═══ DATASET CONTENT ═══

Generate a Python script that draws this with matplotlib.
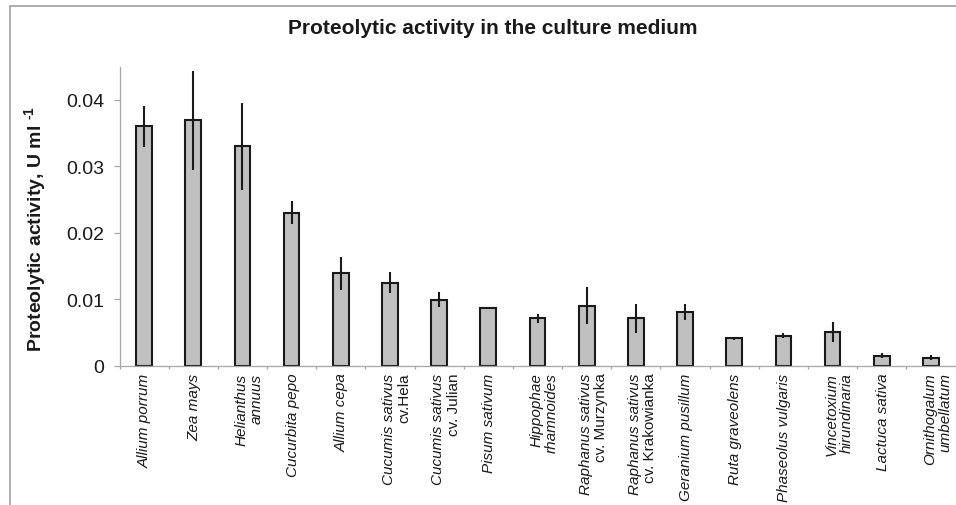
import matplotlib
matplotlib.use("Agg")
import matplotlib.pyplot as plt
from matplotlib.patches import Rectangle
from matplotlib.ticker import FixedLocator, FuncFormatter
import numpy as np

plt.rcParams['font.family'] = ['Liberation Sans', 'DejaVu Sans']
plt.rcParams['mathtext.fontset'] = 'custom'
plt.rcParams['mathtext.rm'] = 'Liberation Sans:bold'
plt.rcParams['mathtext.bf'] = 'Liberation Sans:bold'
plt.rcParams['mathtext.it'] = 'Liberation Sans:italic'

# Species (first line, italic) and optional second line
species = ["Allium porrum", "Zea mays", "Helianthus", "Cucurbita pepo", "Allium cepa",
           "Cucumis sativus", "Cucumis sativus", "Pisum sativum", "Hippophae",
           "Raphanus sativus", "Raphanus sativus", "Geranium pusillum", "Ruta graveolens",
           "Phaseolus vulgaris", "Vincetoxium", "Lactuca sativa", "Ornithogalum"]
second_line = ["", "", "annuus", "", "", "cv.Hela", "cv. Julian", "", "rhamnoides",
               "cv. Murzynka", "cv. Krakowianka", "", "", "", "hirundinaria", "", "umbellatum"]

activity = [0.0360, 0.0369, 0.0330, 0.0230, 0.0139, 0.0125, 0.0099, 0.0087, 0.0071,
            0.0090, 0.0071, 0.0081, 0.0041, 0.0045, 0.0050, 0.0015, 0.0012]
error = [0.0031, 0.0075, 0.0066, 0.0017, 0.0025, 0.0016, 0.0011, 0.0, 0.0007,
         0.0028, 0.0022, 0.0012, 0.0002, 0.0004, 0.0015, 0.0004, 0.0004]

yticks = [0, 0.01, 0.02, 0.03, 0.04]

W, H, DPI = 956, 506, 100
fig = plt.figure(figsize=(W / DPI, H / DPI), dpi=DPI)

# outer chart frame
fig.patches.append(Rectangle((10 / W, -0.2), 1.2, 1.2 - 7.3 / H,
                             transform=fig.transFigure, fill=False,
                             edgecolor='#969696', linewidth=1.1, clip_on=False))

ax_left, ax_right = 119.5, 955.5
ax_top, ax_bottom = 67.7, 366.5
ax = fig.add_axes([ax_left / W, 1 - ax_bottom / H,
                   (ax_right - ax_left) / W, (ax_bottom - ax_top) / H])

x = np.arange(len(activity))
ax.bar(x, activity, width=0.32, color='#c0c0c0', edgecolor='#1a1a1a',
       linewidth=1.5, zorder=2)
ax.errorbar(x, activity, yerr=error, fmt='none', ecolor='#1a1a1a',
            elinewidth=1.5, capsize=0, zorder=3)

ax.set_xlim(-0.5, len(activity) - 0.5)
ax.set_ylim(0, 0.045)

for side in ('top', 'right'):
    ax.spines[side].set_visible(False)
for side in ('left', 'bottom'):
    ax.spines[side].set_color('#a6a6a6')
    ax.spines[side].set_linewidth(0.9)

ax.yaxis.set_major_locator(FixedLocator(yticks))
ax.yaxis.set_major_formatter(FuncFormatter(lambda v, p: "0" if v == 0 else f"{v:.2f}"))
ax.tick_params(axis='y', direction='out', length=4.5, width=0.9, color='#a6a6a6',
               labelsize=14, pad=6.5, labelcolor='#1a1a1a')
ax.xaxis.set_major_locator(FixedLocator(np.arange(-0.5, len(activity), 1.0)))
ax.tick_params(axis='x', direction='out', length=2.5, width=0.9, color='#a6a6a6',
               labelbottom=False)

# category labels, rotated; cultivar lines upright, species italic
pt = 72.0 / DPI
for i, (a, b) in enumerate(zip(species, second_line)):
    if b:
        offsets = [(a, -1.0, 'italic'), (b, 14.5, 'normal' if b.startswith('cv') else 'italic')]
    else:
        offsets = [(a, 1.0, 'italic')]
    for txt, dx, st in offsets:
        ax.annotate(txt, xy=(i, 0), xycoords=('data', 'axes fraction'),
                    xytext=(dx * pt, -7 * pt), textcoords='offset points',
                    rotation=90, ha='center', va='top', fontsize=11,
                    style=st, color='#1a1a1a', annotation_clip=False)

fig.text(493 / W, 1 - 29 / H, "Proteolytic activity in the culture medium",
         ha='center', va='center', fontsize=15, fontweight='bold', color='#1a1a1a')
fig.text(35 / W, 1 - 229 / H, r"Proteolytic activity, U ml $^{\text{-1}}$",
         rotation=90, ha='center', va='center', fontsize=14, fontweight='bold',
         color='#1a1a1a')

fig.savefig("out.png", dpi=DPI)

═══

• _EXERCISE_: How many lines of the listing above include the word "matplotlib"? State the number and nothing else.

• _COMPLETE RESPONSE_: 6